From the first line of the listing below, retype each line up to and including the one with "const altTicksA = [60,70,80,90,100,110];"; pictures stay out.

── DATA

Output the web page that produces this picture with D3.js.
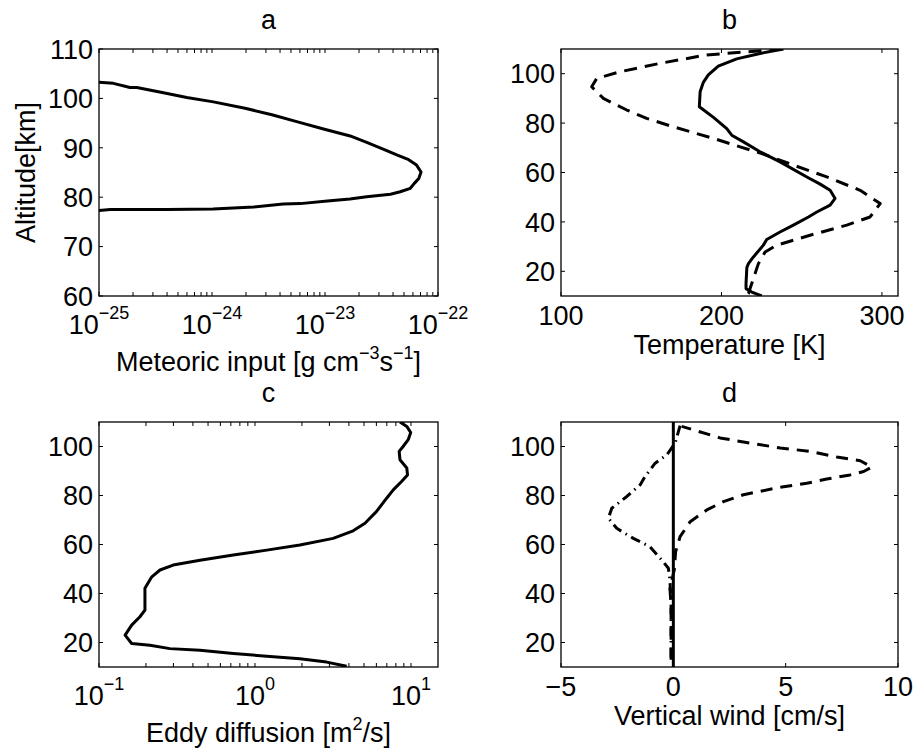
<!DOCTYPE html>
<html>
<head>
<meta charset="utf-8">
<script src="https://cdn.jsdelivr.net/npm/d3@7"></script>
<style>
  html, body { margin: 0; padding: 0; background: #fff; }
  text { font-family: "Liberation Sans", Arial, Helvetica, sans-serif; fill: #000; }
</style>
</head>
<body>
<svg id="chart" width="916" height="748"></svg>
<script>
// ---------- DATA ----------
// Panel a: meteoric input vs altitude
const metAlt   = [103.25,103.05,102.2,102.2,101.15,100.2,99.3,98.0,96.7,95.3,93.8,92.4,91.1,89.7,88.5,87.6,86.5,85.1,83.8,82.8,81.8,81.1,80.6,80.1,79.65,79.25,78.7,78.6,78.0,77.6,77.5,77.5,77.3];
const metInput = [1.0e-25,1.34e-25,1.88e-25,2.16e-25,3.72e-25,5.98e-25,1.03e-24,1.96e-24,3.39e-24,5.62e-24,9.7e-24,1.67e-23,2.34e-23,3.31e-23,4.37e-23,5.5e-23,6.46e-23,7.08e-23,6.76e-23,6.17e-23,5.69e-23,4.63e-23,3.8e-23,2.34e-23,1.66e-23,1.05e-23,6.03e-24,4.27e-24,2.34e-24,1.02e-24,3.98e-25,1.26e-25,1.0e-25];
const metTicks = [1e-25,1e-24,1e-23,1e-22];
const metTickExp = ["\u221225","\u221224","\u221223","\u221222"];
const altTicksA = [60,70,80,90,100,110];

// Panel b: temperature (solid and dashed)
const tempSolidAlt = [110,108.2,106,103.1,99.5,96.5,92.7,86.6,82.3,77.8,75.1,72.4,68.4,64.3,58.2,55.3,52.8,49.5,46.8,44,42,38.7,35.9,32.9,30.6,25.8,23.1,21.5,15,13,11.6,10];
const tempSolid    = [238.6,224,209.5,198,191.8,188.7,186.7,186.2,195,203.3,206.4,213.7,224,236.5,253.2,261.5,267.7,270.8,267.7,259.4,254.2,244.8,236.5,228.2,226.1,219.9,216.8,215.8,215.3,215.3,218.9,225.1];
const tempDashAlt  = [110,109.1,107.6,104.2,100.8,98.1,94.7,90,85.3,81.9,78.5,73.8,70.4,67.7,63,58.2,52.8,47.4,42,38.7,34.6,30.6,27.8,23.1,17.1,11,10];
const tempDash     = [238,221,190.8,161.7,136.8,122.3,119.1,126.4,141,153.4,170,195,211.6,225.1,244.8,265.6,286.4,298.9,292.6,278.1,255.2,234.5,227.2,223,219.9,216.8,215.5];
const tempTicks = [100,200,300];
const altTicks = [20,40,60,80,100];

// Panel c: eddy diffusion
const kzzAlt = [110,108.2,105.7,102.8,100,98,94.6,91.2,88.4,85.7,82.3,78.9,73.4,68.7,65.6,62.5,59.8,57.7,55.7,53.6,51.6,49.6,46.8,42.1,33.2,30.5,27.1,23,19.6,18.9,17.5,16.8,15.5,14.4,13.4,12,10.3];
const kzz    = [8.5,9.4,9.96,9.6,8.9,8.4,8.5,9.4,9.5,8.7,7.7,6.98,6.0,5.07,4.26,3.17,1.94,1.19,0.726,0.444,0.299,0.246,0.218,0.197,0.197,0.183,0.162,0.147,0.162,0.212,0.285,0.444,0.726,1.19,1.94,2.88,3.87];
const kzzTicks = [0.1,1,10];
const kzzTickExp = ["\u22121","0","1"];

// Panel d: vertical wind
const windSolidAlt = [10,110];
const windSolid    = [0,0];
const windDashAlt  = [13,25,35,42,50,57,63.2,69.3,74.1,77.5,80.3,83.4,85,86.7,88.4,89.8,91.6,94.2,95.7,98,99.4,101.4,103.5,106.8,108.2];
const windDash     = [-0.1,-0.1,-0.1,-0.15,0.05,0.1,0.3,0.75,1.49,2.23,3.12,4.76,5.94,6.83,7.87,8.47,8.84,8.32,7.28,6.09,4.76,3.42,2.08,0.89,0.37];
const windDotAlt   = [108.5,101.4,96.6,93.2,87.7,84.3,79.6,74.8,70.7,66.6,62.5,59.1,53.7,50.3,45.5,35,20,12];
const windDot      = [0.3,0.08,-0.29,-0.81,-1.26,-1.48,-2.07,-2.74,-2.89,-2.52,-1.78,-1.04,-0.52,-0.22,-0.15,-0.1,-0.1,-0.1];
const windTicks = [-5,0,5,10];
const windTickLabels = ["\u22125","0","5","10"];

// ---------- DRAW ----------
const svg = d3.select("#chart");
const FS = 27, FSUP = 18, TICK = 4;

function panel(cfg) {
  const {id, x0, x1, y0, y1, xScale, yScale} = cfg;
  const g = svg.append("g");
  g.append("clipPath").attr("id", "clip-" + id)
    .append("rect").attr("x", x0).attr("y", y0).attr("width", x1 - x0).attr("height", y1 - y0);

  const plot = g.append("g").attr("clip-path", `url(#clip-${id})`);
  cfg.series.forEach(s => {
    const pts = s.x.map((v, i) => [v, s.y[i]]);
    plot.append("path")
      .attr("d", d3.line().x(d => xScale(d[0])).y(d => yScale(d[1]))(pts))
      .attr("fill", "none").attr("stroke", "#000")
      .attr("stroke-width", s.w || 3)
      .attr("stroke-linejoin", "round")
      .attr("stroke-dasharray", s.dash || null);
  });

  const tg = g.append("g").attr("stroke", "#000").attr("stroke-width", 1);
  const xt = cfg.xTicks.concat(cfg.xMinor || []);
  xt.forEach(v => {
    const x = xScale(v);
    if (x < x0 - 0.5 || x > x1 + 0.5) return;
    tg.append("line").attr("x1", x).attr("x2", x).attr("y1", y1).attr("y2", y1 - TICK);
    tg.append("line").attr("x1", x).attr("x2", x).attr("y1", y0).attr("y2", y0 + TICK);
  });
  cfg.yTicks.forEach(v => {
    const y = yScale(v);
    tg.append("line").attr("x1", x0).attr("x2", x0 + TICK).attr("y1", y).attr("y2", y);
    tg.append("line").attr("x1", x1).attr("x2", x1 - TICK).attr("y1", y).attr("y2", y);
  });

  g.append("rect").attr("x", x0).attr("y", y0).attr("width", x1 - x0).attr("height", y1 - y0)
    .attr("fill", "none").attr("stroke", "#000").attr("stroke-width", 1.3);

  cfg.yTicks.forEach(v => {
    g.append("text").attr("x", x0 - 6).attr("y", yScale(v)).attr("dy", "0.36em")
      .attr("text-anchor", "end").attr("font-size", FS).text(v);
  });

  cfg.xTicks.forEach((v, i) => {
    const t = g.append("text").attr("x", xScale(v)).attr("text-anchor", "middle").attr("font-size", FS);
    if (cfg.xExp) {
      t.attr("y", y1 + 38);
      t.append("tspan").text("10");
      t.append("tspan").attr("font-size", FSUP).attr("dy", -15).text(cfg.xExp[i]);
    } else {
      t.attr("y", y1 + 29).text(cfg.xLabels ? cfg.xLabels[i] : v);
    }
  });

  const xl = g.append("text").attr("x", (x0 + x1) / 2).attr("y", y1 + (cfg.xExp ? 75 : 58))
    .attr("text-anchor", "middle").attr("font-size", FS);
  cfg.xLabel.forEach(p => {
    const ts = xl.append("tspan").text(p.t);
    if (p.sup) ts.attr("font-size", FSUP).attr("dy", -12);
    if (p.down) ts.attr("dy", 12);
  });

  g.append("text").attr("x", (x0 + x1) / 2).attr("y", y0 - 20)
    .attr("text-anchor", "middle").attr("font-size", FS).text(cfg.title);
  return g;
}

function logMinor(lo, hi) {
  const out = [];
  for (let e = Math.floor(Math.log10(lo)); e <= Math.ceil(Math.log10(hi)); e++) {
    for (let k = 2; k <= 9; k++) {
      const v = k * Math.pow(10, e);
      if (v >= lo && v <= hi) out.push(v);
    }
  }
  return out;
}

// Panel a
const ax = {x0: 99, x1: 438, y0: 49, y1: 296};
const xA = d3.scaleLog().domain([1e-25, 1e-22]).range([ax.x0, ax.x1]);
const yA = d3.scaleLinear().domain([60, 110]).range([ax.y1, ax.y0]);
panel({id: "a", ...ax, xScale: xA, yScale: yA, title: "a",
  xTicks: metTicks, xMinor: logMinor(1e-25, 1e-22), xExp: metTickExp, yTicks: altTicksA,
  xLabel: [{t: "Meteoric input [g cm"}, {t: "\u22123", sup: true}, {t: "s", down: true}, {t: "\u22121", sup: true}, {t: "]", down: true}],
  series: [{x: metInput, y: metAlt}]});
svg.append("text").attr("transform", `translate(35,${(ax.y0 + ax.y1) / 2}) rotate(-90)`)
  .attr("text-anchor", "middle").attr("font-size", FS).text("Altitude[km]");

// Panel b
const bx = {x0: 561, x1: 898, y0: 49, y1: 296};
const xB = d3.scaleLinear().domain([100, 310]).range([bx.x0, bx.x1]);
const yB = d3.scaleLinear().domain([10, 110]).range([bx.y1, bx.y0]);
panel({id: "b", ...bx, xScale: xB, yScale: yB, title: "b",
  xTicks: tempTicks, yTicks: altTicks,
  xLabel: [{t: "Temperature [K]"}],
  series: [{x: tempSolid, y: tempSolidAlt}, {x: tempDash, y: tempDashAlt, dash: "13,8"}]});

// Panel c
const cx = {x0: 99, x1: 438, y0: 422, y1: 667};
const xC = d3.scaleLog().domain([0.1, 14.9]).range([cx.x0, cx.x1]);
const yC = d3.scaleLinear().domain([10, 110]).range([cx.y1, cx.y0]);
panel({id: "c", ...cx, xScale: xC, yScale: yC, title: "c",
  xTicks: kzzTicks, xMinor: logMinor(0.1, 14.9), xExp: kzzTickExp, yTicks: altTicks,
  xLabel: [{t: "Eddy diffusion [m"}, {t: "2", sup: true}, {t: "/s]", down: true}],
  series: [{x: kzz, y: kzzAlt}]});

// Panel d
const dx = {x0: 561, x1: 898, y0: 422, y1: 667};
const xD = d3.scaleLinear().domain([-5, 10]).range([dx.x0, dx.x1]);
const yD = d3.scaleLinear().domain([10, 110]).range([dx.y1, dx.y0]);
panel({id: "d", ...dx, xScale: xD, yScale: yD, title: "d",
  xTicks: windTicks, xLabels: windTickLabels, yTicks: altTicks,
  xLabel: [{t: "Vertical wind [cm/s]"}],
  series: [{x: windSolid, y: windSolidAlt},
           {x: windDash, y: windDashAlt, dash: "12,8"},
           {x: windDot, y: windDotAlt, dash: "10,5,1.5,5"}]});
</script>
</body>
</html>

────

*EXERCISE ANSWER:*
Output the web page that produces this picture with D3.js.
<!DOCTYPE html>
<html>
<head>
<meta charset="utf-8">
<script src="https://cdn.jsdelivr.net/npm/d3@7"></script>
<style>
  html, body { margin: 0; padding: 0; background: #fff; }
  text { font-family: "Liberation Sans", Arial, Helvetica, sans-serif; fill: #000; }
</style>
</head>
<body>
<svg id="chart" width="916" height="748"></svg>
<script>
// ---------- DATA ----------
// Panel a: meteoric input vs altitude
const metAlt   = [103.25,103.05,102.2,102.2,101.15,100.2,99.3,98.0,96.7,95.3,93.8,92.4,91.1,89.7,88.5,87.6,86.5,85.1,83.8,82.8,81.8,81.1,80.6,80.1,79.65,79.25,78.7,78.6,78.0,77.6,77.5,77.5,77.3];
const metInput = [1.0e-25,1.34e-25,1.88e-25,2.16e-25,3.72e-25,5.98e-25,1.03e-24,1.96e-24,3.39e-24,5.62e-24,9.7e-24,1.67e-23,2.34e-23,3.31e-23,4.37e-23,5.5e-23,6.46e-23,7.08e-23,6.76e-23,6.17e-23,5.69e-23,4.63e-23,3.8e-23,2.34e-23,1.66e-23,1.05e-23,6.03e-24,4.27e-24,2.34e-24,1.02e-24,3.98e-25,1.26e-25,1.0e-25];
const metTicks = [1e-25,1e-24,1e-23,1e-22];
const metTickExp = ["\u221225","\u221224","\u221223","\u221222"];
const altTicksA = [60,70,80,90,100,110];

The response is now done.